The corners of an island are always built first, followed by the walls, wide at the base and rising eight feet to clear the highest spring tides. Rocks are then tossed into the centre and brittle branch coral will be crushed to fill in the gaps. It is long, back-breaking work. There is no machinery used, and the artificial islands have only ever been built by human toil. The tools of the trade are a long metal bar, a diving mask and, most significantly, plenty of muscle.

These amazing islands vary in size from the largest island of Sulufou, which has taken over 300 years to reach its present proportions of 1km2 with a population of over 1000 people, to dozens of scattered islands supporting three or four generations. As the families grow, so too will the islands.

Most islands are built no more than a few hundred metres from the mainland, and are free of malarial mosquitoes that plague the coast. In this space between the Saltwater People's water world and the humid confines of the coast, there is always a constant stream of activity and traffic. Young schoolgirls wade through the high tide, books held high above their heads, a boy heads off in his dugout to collect firewood on the mainland, locals fish in the shallow waters and islanders return from their gardens laden with taro, sweet potatoes, yams and cassava.

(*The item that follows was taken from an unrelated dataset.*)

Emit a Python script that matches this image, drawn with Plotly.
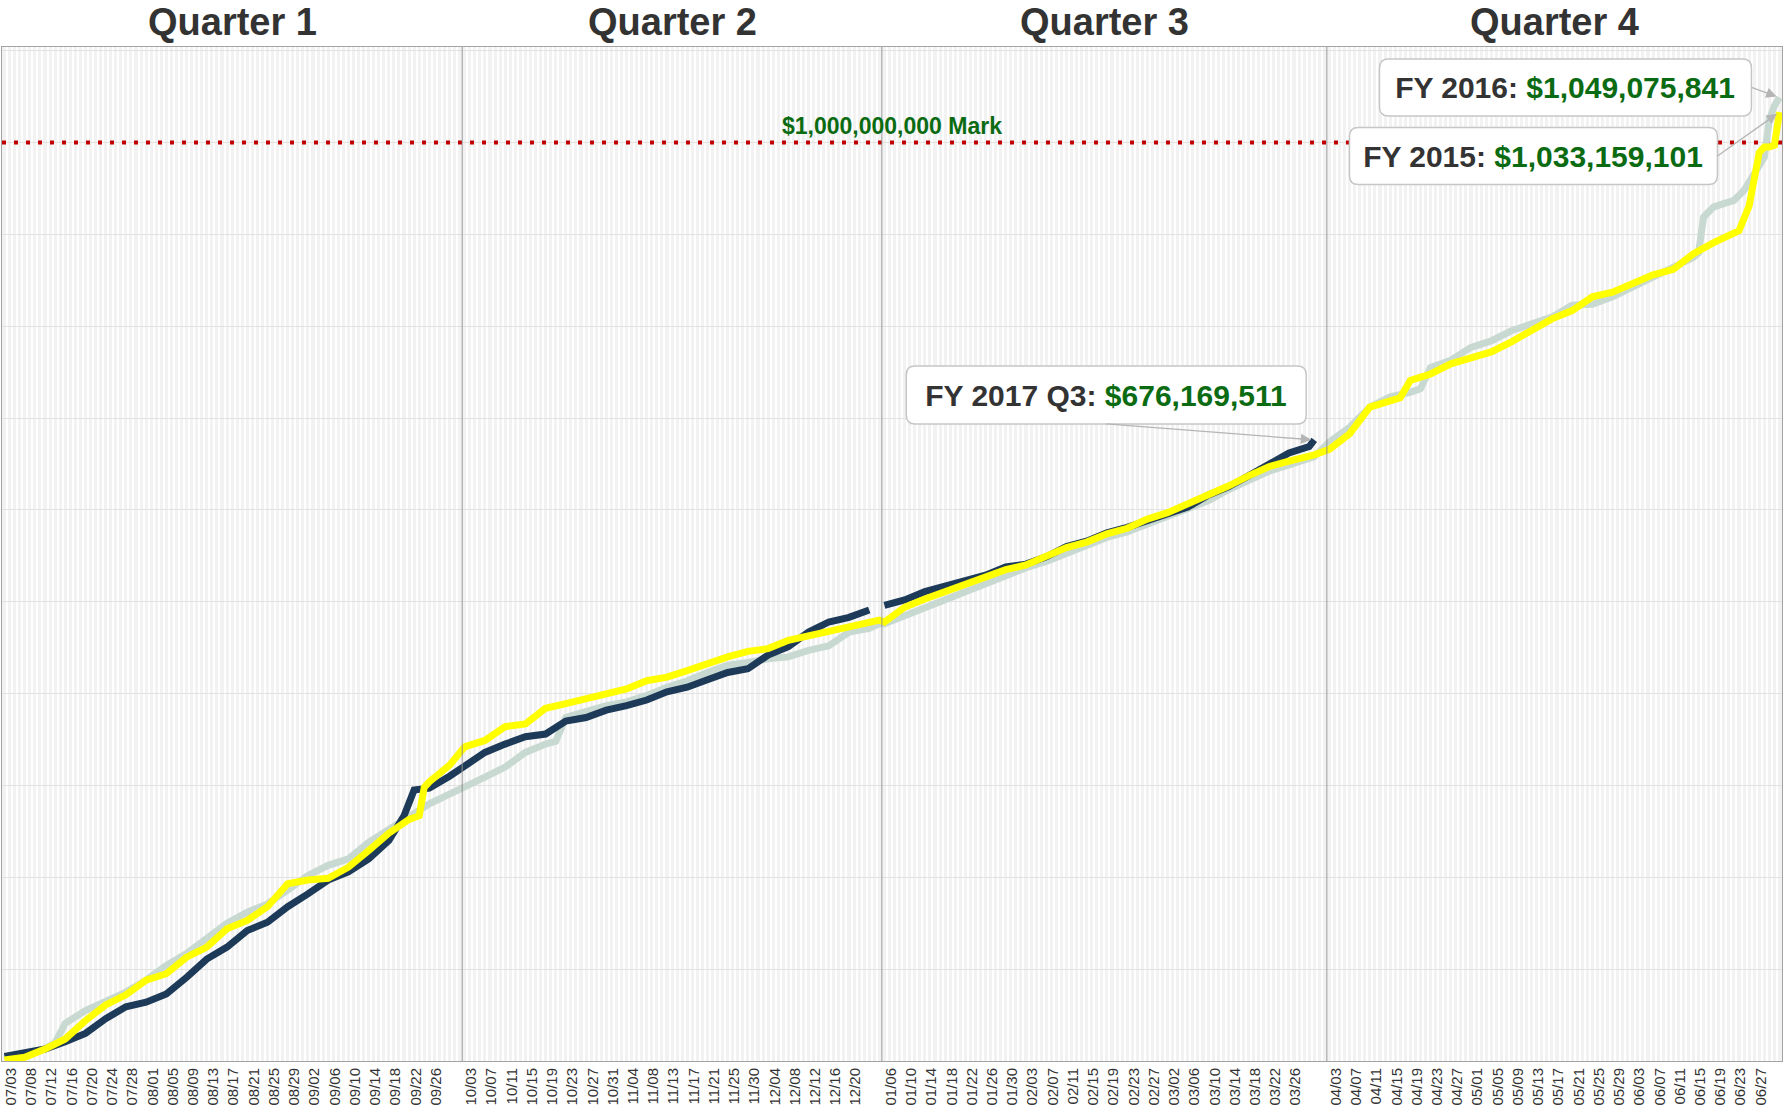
import plotly.graph_objects as go
import pandas as pd

# ---------------- axis categories (month/day), one pane per quarter ----------------
QUARTER_NAMES = ["Quarter 1", "Quarter 2", "Quarter 3", "Quarter 4"]
QUARTER_SPANS = [("2016-07-03", "2016-09-30"), ("2016-10-03", "2016-12-27"),
                 ("2016-01-06", "2016-03-31"), ("2016-04-03", "2016-07-02")]
QUARTER_SKIPPED = [["07/04"], ["11/11", "11/27", "12/25"], [], ["05/30"]]
PANE_UNITS = [91, 83, 88, 90]

TICK_LABELS = [
    ["07/03", "07/08", "07/12", "07/16", "07/20", "07/24", "07/28", "08/01", "08/05", "08/09", "08/13",
     "08/17", "08/21", "08/25", "08/29", "09/02", "09/06", "09/10", "09/14", "09/18", "09/22", "09/26"],
    ["10/03", "10/07", "10/11", "10/15", "10/19", "10/23", "10/27", "10/31", "11/04", "11/08", "11/13",
     "11/17", "11/21", "11/25", "11/30", "12/04", "12/08", "12/12", "12/16", "12/20"],
    ["01/06", "01/10", "01/14", "01/18", "01/22", "01/26", "01/30", "02/03", "02/07", "02/11", "02/15",
     "02/19", "02/23", "02/27", "03/02", "03/06", "03/10", "03/14", "03/18", "03/22", "03/26"],
    ["04/03", "04/07", "04/11", "04/15", "04/19", "04/23", "04/27", "05/01", "05/05", "05/09", "05/13",
     "05/17", "05/21", "05/25", "05/29", "06/03", "06/07", "06/11", "06/15", "06/19", "06/23", "06/27"],
]

# ---------------- series (cumulative, in millions of dollars) ----------------
FY2017_DATES = ["07/03", "07/08", "07/12", "07/16", "07/20", "07/24", "07/28", "08/01", "08/05", "08/09",
                "08/13", "08/17", "08/21", "08/25", "08/29", "09/02", "09/06", "09/10", "09/14", "09/18",
                "09/21", "09/23", "09/26", "09/30",
                "10/03", "10/07", "10/11", "10/15", "10/19", "10/23", "10/27", "10/31", "11/04", "11/08",
                "11/13", "11/17", "11/21", "11/25", "11/30", "12/04", "12/08", "12/12", "12/16", "12/20",
                "12/24", "12/27",
                "01/06", "01/10", "01/14", "01/18", "01/22", "01/26", "01/30", "02/03", "02/07", "02/11",
                "02/15", "02/19", "02/23", "02/27", "03/02", "03/06", "03/10", "03/14", "03/18", "03/22",
                "03/26", "03/30", "03/31"]
FY2017_VALUES = [5, 9, 13, 21, 30, 46, 59, 64, 73, 91,
                 111, 124, 142, 151, 168, 182, 197, 206, 220, 240,
                 267, 295, 297, 310,
                 322, 336, 345, 353, 356, 370, 374, 382, 387, 393,
                 402, 407, 415, 423, 427, 442, 451, 467, 478, 483,
                 491, None,
                 496, 502, 511, 517, 523, 529, 538, 541, 549, 560,
                 566, 575, 581, 589, 597, 603, 616, 625, 637, 649,
                 662, 669, 676.169511]

FY2016_DATES = ["07/03", "07/08", "07/12", "07/14", "07/16", "07/20", "07/24", "07/28", "08/01", "08/05",
                "08/09", "08/13", "08/17", "08/21", "08/25", "08/29", "09/02", "09/06", "09/10", "09/14",
                "09/18", "09/22", "09/26", "09/30",
                "10/03", "10/07", "10/11", "10/15", "10/19", "10/21", "10/23", "10/27", "10/31", "11/04",
                "11/08", "11/13", "11/17", "11/21", "11/25", "11/30", "12/04", "12/08", "12/12", "12/16",
                "12/20", "12/24", "12/27",
                "01/06", "01/10", "01/14", "01/18", "01/22", "01/26", "01/30", "02/03", "02/07", "02/11",
                "02/15", "02/19", "02/23", "02/27", "03/02", "03/06", "03/10", "03/14", "03/18", "03/22",
                "03/26", "03/30", "03/31",
                "04/03", "04/07", "04/11", "04/15", "04/19", "04/21", "04/23", "04/27", "05/01", "05/05",
                "05/09", "05/13", "05/17", "05/21", "05/25", "05/29", "06/03", "06/07", "06/11", "06/15",
                "06/16", "06/17", "06/19", "06/23", "06/25", "06/27", "06/29", "06/30", "07/01", "07/02"]
FY2016_VALUES = [3, 8, 13, 20, 41, 55, 64, 75, 88, 104,
                 117, 133, 150, 162, 171, 186, 202, 213, 220, 238,
                 251, 266, 280, 290,
                 298, 309, 320, 336, 345, 348, 374, 380, 387, 391,
                 398, 407, 414, 423, 431, 434, 438, 440, 447, 452,
                 467, 471, 476,
                 476, 485, 494, 503, 512, 519, 529, 537, 544, 553,
                 560, 570, 576, 585, 594, 601, 610, 622, 633, 642,
                 649, 655, 658,
                 674, 690, 712, 723, 728, 732, 755, 763, 777, 784,
                 795, 803, 810, 823, 824, 832, 843, 852, 864, 875,
                 880, 919, 930, 937, 948, 966, 984, 1025, 1040, 1049.075841]

FY2015_DATES = ["07/03", "07/08", "07/12", "07/16", "07/20", "07/24", "07/28", "08/01", "08/05", "08/09",
                "08/13", "08/17", "08/21", "08/25", "08/29", "09/02", "09/06", "09/10", "09/14", "09/18",
                "09/22", "09/24", "09/25", "09/26", "09/30",
                "10/03", "10/07", "10/11", "10/15", "10/19", "10/23", "10/27", "10/31", "11/04", "11/08",
                "11/13", "11/17", "11/21", "11/25", "11/30", "12/04", "12/08", "12/12", "12/16", "12/20",
                "12/24", "12/27",
                "01/06", "01/10", "01/14", "01/18", "01/22", "01/26", "01/30", "02/03", "02/07", "02/11",
                "02/15", "02/19", "02/23", "02/27", "03/02", "03/06", "03/10", "03/14", "03/18", "03/22",
                "03/26", "03/30", "03/31",
                "04/03", "04/07", "04/11", "04/15", "04/17", "04/19", "04/23", "04/27", "05/01", "05/05",
                "05/09", "05/13", "05/17", "05/21", "05/25", "05/29", "06/03", "06/07", "06/11", "06/15",
                "06/19", "06/23", "06/24", "06/26", "06/27", "06/28", "06/29", "06/30", "07/01", "07/02"]
FY2015_VALUES = [1, 4, 13, 24, 44, 61, 72, 88, 95, 113,
                 124, 144, 153, 168, 193, 197, 199, 211, 229, 248,
                 263, 267, 298, 304, 322,
                 342, 349, 364, 367, 384, 389, 394, 400, 405, 414,
                 418, 425, 433, 440, 446, 449, 458, 463, 467, 472,
                 478, 480,
                 478, 494, 503, 511, 518, 527, 535, 540, 549, 559,
                 565, 574, 580, 590, 597, 606, 616, 626, 637, 647,
                 653, 658, 660,
                 666, 683, 712, 719, 722, 741, 748, 759, 765, 772,
                 783, 795, 808, 817, 832, 837, 846, 856, 862, 879,
                 891, 903, 904, 931, 958, 989, 995, 995, 997, 1033.159101]

MARK_VALUE = 1_000_000_000

# ---------------- category positions ----------------
POS = {}
pane_starts = []
start = 0.0
for (a, b), skipped, width in zip(QUARTER_SPANS, QUARTER_SKIPPED, PANE_UNITS):
    days = [d.strftime("%m/%d") for d in pd.date_range(a, b)]
    days = [d for d in days if d not in skipped]
    for i, d in enumerate(days):
        POS[d] = start + 0.5 + i
    pane_starts.append(start)
    start += width
X_END = start

LABEL_SHIFT = 1.3
tickvals, ticktext = [], []
for labels in TICK_LABELS:
    for lab in labels:
        tickvals.append(POS[lab] + LABEL_SHIFT)
        ticktext.append(lab)

FONT = "Liberation Sans, Arial, sans-serif"
GREEN = "#0b6b12"
DARK = "#333333"

fig = go.Figure()

# $1B reference line (drawn first, beneath the series)
fig.add_trace(go.Scatter(
    x=[0, X_END], y=[MARK_VALUE, MARK_VALUE], mode="lines",
    line=dict(color="#c00000", width=4, dash="4px,8px"), hoverinfo="skip",
))

series = [
    ("FY 2016", FY2016_DATES, FY2016_VALUES, "#c8d9d1"),
    ("FY 2017", FY2017_DATES, FY2017_VALUES, "#1d3a58"),
    ("FY 2015", FY2015_DATES, FY2015_VALUES, "#ffff00"),
]
for name, dates, vals, color in series:
    fig.add_trace(go.Scatter(
        x=[POS[d] for d in dates],
        y=[None if v is None else v * 1e6 for v in vals],
        mode="lines", name=name, connectgaps=False,
        line=dict(color=color, width=7),
        hoverinfo="skip",
    ))

shapes = []
for s in pane_starts[1:]:
    shapes.append(dict(type="line", xref="x", yref="paper", x0=s, x1=s, y0=0, y1=1,
                       line=dict(color="#8f8f8f", width=1), layer="above"))

annotations = []
for name, s, w in zip(QUARTER_NAMES, pane_starts, PANE_UNITS):
    annotations.append(dict(x=s + w / 2, y=1, xref="x", yref="paper", yanchor="middle", yshift=25,
                            text=f"<b>{name}</b>", showarrow=False,
                            font=dict(family=FONT, size=38, color=DARK)))
annotations.append(dict(x=0.5, y=MARK_VALUE, xref="paper", yref="y", yanchor="bottom", yshift=2,
                        text=f"<b>${MARK_VALUE:,} Mark</b>", showarrow=False,
                        font=dict(family=FONT, size=23, color=GREEN)))

PAD = 6
RADIUS = 9


def rounded_box(xd, yd, cx, cy, w, h, r=RADIUS):
    """Rounded rectangle in pixels around (cx, cy) offset (screen px, y down) from a data point."""
    L, R = cx - w / 2, cx + w / 2
    T, B = -(cy - h / 2), -(cy + h / 2)  # pixel shapes measure y upwards
    path = (f"M{L + r},{B} L{R - r},{B} Q{R},{B} {R},{B + r} L{R},{T - r} Q{R},{T} {R - r},{T} "
            f"L{L + r},{T} Q{L},{T} {L},{T - r} L{L},{B + r} Q{L},{B} {L + r},{B} Z")
    return dict(type="path", xref="x", yref="y", xsizemode="pixel", ysizemode="pixel",
                xanchor=xd, yanchor=yd, path=path, fillcolor="white",
                line=dict(color="#c6c6c6", width=1.5), layer="above")


def callout(label, dates, vals, ax, ay, xanchor, yanchor, width, height):
    total = round(vals[-1] * 1e6)
    xd, yd = POS[dates[-1]], vals[-1] * 1e6
    W, H = width + 2 * PAD, height + 2 * PAD
    cx = ax + {"center": 0, "right": -W / 2, "left": W / 2}[xanchor]
    cy = ay + {"middle": 0, "bottom": -H / 2, "top": H / 2}[yanchor]
    shapes.append(rounded_box(xd, yd, cx, cy, W, H))
    return dict(
        x=xd, y=yd, xref="x", yref="y",
        ax=ax, ay=ay, xanchor=xanchor, yanchor=yanchor,
        text=f"<b>{label}: <span style='color:{GREEN}'>${total:,}</span></b>",
        font=dict(family=FONT, size=30, color=DARK),
        showarrow=True, arrowhead=2, arrowsize=1.6, arrowwidth=1.3, arrowcolor="#b5b5b5",
        standoff=3, borderpad=PAD, borderwidth=0,
        width=width, height=height, align="center", valign="middle",
    )


annotations.append(callout("FY 2017 Q3", FY2017_DATES, FY2017_VALUES, -208, -16, "center", "bottom", 388, 46))
annotations.append(callout("FY 2016", FY2016_DATES, FY2016_VALUES, -28, -10, "right", "middle", 360, 45))
annotations.append(callout("FY 2015", FY2015_DATES, FY2015_VALUES, -62, 44, "right", "middle", 356, 45))

fig.update_layout(
    width=1783, height=1110,
    margin=dict(l=2, r=1, t=47, b=49),
    paper_bgcolor="white", plot_bgcolor="#f2f2f2",
    showlegend=False,
    shapes=shapes, annotations=annotations,
    font=dict(family=FONT, color=DARK),
    xaxis=dict(range=[0, X_END], tickmode="array", tickvals=tickvals, ticktext=ticktext,
               tickangle=-90, tickfont=dict(family=FONT, size=15, color=DARK),
               showgrid=False, zeroline=False, showline=True, linecolor="#a3a3a3", linewidth=1,
               mirror=True, ticks="", automargin=False,
               minor=dict(tickmode="linear", tick0=0, dtick=1, showgrid=True,
                          gridcolor="white", gridwidth=2, ticks="")),
    yaxis=dict(range=[0, 1.104e9], tickmode="linear", tick0=0, dtick=1e8, showticklabels=False,
               showgrid=True, gridcolor="#e2e2e2", gridwidth=1, zeroline=False,
               showline=True, linecolor="#a3a3a3", linewidth=1, mirror=True, ticks=""),
)

fig.write_html("out.html", config={"displayModeBar": False},
               post_script="document.body.style.margin='0';document.body.style.overflow='hidden';")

Darkness begins to fall on the artificial islands of the Lau Lagoon. Under the warm glow of kerosene lanterns villagers relax on their verandas chewing betel nut and smoking tobacco. As the moon casts a trail of silvery light, the dozens of islands that sprawl out to the horizon appear suspended, like stepping stones across the reflected heavens.

Getting there
There are flights from Brisbane with Solomon Airlines. The island of Malaita, east of the Guadalcanal, is accessed from the capital Honiara by daily flights to Auki.

Getting around
Transport around the island consists of a seat on the floor of an open bed truck or motorised canoes along the coast. Getting to the Lau Lagoon requires finding a truck (usually leaving the Auki market) going to Sulione or Foula where the road ends.

Accommodation
Only resorts and major motels in the capital cater for tourists while rest houses, guest houses and small hotels located in provincial capitals cater for locals, missionaries and government officials, but accept travellers. In remote areas where no accommodation is available, it is often possible to stay in the village visitors' hut. Always ask to see the chief first to ask his permission to stay.